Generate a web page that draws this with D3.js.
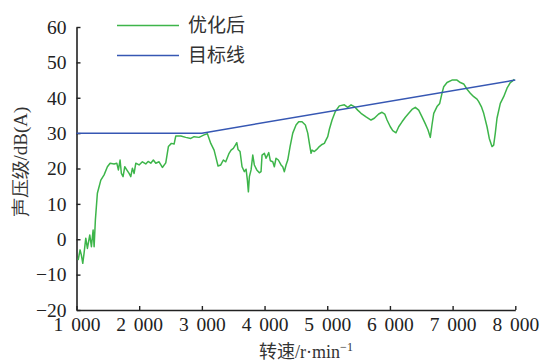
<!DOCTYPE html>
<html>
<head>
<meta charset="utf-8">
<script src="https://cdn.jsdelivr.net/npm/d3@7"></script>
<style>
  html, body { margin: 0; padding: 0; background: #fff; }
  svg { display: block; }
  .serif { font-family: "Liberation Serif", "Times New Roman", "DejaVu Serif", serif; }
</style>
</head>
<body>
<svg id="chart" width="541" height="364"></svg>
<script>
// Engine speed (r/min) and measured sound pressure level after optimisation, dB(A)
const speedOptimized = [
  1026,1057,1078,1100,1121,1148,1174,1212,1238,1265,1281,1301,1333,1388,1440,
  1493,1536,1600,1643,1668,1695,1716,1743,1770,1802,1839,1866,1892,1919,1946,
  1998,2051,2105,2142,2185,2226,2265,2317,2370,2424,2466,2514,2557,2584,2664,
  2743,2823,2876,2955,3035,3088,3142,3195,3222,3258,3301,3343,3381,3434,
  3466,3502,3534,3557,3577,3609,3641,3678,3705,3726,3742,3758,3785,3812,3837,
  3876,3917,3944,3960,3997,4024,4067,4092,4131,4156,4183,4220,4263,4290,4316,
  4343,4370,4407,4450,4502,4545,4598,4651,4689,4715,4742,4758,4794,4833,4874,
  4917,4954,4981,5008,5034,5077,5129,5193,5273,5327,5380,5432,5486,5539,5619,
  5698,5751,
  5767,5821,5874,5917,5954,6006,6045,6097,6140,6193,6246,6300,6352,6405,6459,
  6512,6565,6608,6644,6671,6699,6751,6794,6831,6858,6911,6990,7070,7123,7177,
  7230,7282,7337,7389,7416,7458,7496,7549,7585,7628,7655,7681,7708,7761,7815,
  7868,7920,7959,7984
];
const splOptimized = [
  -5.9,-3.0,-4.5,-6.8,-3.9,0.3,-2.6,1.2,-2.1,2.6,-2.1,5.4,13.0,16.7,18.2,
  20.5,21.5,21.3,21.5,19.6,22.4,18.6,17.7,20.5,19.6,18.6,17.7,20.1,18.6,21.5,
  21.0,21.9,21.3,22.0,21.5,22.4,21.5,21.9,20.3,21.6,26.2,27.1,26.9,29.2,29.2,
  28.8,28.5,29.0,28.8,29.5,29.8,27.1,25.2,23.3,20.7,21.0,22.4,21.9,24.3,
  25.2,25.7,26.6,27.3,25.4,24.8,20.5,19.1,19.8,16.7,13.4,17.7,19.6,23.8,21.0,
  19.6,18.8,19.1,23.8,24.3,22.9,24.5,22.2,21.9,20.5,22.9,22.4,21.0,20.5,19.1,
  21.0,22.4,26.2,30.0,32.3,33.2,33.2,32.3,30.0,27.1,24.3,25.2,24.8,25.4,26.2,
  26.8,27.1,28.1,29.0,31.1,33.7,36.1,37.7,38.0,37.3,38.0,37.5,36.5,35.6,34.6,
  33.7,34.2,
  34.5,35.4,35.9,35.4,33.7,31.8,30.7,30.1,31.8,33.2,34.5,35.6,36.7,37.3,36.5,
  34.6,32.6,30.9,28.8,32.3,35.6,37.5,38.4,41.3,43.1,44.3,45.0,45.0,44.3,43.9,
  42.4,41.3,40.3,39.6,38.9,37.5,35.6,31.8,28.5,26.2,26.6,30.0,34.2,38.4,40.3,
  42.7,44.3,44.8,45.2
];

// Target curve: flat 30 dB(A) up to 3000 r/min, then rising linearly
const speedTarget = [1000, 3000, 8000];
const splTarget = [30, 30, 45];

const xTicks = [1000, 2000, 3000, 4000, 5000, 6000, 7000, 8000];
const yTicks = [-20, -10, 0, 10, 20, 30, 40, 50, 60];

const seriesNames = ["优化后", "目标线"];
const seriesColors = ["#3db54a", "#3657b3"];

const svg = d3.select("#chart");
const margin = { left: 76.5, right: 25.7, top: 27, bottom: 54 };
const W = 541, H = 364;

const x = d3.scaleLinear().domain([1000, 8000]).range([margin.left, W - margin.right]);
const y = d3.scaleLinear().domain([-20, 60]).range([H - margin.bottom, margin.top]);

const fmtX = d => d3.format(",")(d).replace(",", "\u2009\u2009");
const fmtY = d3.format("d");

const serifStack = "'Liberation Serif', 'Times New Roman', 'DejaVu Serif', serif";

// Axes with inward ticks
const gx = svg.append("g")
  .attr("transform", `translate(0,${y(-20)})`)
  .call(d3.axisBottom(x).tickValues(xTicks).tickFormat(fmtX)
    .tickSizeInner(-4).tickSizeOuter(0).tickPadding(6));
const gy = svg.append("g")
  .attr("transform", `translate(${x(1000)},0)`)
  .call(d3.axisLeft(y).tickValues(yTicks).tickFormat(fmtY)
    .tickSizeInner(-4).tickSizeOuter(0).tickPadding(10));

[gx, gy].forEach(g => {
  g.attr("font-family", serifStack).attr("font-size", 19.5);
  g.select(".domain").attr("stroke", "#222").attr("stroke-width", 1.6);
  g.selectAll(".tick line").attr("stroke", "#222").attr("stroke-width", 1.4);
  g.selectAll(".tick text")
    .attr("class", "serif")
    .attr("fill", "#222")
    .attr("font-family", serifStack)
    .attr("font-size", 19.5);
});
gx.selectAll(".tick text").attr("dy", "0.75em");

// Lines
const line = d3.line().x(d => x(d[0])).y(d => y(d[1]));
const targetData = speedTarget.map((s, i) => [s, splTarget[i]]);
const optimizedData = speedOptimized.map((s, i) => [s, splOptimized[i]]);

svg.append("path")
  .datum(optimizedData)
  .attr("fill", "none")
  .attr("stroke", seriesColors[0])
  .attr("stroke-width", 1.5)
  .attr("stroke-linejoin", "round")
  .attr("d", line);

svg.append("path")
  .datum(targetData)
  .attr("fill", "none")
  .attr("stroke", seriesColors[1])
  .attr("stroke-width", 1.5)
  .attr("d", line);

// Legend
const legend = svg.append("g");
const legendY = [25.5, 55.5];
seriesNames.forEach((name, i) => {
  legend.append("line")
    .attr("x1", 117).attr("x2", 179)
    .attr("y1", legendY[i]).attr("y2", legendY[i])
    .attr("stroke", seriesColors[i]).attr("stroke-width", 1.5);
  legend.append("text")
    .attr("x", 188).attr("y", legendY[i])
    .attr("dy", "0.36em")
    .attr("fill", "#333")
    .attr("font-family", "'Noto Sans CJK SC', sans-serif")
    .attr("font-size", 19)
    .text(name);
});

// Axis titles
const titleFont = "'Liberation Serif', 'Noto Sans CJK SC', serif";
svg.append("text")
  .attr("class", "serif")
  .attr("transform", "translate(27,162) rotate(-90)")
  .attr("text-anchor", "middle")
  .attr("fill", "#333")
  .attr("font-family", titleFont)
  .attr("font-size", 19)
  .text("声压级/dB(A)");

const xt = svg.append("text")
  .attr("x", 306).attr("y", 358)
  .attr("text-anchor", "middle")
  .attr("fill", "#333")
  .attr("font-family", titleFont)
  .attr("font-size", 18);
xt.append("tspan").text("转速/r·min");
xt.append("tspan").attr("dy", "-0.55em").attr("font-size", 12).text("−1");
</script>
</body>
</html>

--------------------------------------------------

(DIRECTIONS): Output a faithful copy of the data, with each picture left out.

(THE RESULT):
Generate a web page that draws this with D3.js.
<!DOCTYPE html>
<html>
<head>
<meta charset="utf-8">
<script src="https://cdn.jsdelivr.net/npm/d3@7"></script>
<style>
  html, body { margin: 0; padding: 0; background: #fff; }
  svg { display: block; }
  .serif { font-family: "Liberation Serif", "Times New Roman", "DejaVu Serif", serif; }
</style>
</head>
<body>
<svg id="chart" width="541" height="364"></svg>
<script>
// Engine speed (r/min) and measured sound pressure level after optimisation, dB(A)
const speedOptimized = [
  1026,1057,1078,1100,1121,1148,1174,1212,1238,1265,1281,1301,1333,1388,1440,
  1493,1536,1600,1643,1668,1695,1716,1743,1770,1802,1839,1866,1892,1919,1946,
  1998,2051,2105,2142,2185,2226,2265,2317,2370,2424,2466,2514,2557,2584,2664,
  2743,2823,2876,2955,3035,3088,3142,3195,3222,3258,3301,3343,3381,3434,
  3466,3502,3534,3557,3577,3609,3641,3678,3705,3726,3742,3758,3785,3812,3837,
  3876,3917,3944,3960,3997,4024,4067,4092,4131,4156,4183,4220,4263,4290,4316,
  4343,4370,4407,4450,4502,4545,4598,4651,4689,4715,4742,4758,4794,4833,4874,
  4917,4954,4981,5008,5034,5077,5129,5193,5273,5327,5380,5432,5486,5539,5619,
  5698,5751,
  5767,5821,5874,5917,5954,6006,6045,6097,6140,6193,6246,6300,6352,6405,6459,
  6512,6565,6608,6644,6671,6699,6751,6794,6831,6858,6911,6990,7070,7123,7177,
  7230,7282,7337,7389,7416,7458,7496,7549,7585,7628,7655,7681,7708,7761,7815,
  7868,7920,7959,7984
];
const splOptimized = [
  -5.9,-3.0,-4.5,-6.8,-3.9,0.3,-2.6,1.2,-2.1,2.6,-2.1,5.4,13.0,16.7,18.2,
  20.5,21.5,21.3,21.5,19.6,22.4,18.6,17.7,20.5,19.6,18.6,17.7,20.1,18.6,21.5,
  21.0,21.9,21.3,22.0,21.5,22.4,21.5,21.9,20.3,21.6,26.2,27.1,26.9,29.2,29.2,
  28.8,28.5,29.0,28.8,29.5,29.8,27.1,25.2,23.3,20.7,21.0,22.4,21.9,24.3,
  25.2,25.7,26.6,27.3,25.4,24.8,20.5,19.1,19.8,16.7,13.4,17.7,19.6,23.8,21.0,
  19.6,18.8,19.1,23.8,24.3,22.9,24.5,22.2,21.9,20.5,22.9,22.4,21.0,20.5,19.1,
  21.0,22.4,26.2,30.0,32.3,33.2,33.2,32.3,30.0,27.1,24.3,25.2,24.8,25.4,26.2,
  26.8,27.1,28.1,29.0,31.1,33.7,36.1,37.7,38.0,37.3,38.0,37.5,36.5,35.6,34.6,
  33.7,34.2,
  34.5,35.4,35.9,35.4,33.7,31.8,30.7,30.1,31.8,33.2,34.5,35.6,36.7,37.3,36.5,
  34.6,32.6,30.9,28.8,32.3,35.6,37.5,38.4,41.3,43.1,44.3,45.0,45.0,44.3,43.9,
  42.4,41.3,40.3,39.6,38.9,37.5,35.6,31.8,28.5,26.2,26.6,30.0,34.2,38.4,40.3,
  42.7,44.3,44.8,45.2
];

// Target curve: flat 30 dB(A) up to 3000 r/min, then rising linearly
const speedTarget = [1000, 3000, 8000];
const splTarget = [30, 30, 45];

const xTicks = [1000, 2000, 3000, 4000, 5000, 6000, 7000, 8000];
const yTicks = [-20, -10, 0, 10, 20, 30, 40, 50, 60];

const seriesNames = ["优化后", "目标线"];
const seriesColors = ["#3db54a", "#3657b3"];

const svg = d3.select("#chart");
const margin = { left: 76.5, right: 25.7, top: 27, bottom: 54 };
const W = 541, H = 364;

const x = d3.scaleLinear().domain([1000, 8000]).range([margin.left, W - margin.right]);
const y = d3.scaleLinear().domain([-20, 60]).range([H - margin.bottom, margin.top]);

const fmtX = d => d3.format(",")(d).replace(",", "\u2009\u2009");
const fmtY = d3.format("d");

const serifStack = "'Liberation Serif', 'Times New Roman', 'DejaVu Serif', serif";

// Axes with inward ticks
const gx = svg.append("g")
  .attr("transform", `translate(0,${y(-20)})`)
  .call(d3.axisBottom(x).tickValues(xTicks).tickFormat(fmtX)
    .tickSizeInner(-4).tickSizeOuter(0).tickPadding(6));
const gy = svg.append("g")
  .attr("transform", `translate(${x(1000)},0)`)
  .call(d3.axisLeft(y).tickValues(yTicks).tickFormat(fmtY)
    .tickSizeInner(-4).tickSizeOuter(0).tickPadding(10));

[gx, gy].forEach(g => {
  g.attr("font-family", serifStack).attr("font-size", 19.5);
  g.select(".domain").attr("stroke", "#222").attr("stroke-width", 1.6);
  g.selectAll(".tick line").attr("stroke", "#222").attr("stroke-width", 1.4);
  g.selectAll(".tick text")
    .attr("class", "serif")
    .attr("fill", "#222")
    .attr("font-family", serifStack)
    .attr("font-size", 19.5);
});
gx.selectAll(".tick text").attr("dy", "0.75em");

// Lines
const line = d3.line().x(d => x(d[0])).y(d => y(d[1]));
const targetData = speedTarget.map((s, i) => [s, splTarget[i]]);
const optimizedData = speedOptimized.map((s, i) => [s, splOptimized[i]]);

svg.append("path")
  .datum(optimizedData)
  .attr("fill", "none")
  .attr("stroke", seriesColors[0])
  .attr("stroke-width", 1.5)
  .attr("stroke-linejoin", "round")
  .attr("d", line);

svg.append("path")
  .datum(targetData)
  .attr("fill", "none")
  .attr("stroke", seriesColors[1])
  .attr("stroke-width", 1.5)
  .attr("d", line);

// Legend
const legend = svg.append("g");
const legendY = [25.5, 55.5];
seriesNames.forEach((name, i) => {
  legend.append("line")
    .attr("x1", 117).attr("x2", 179)
    .attr("y1", legendY[i]).attr("y2", legendY[i])
    .attr("stroke", seriesColors[i]).attr("stroke-width", 1.5);
  legend.append("text")
    .attr("x", 188).attr("y", legendY[i])
    .attr("dy", "0.36em")
    .attr("fill", "#333")
    .attr("font-family", "'Noto Sans CJK SC', sans-serif")
    .attr("font-size", 19)
    .text(name);
});

// Axis titles
const titleFont = "'Liberation Serif', 'Noto Sans CJK SC', serif";
svg.append("text")
  .attr("class", "serif")
  .attr("transform", "translate(27,162) rotate(-90)")
  .attr("text-anchor", "middle")
  .attr("fill", "#333")
  .attr("font-family", titleFont)
  .attr("font-size", 19)
  .text("声压级/dB(A)");

const xt = svg.append("text")
  .attr("x", 306).attr("y", 358)
  .attr("text-anchor", "middle")
  .attr("fill", "#333")
  .attr("font-family", titleFont)
  .attr("font-size", 18);
xt.append("tspan").text("转速/r·min");
xt.append("tspan").attr("dy", "-0.55em").attr("font-size", 12).text("−1");
</script>
</body>
</html>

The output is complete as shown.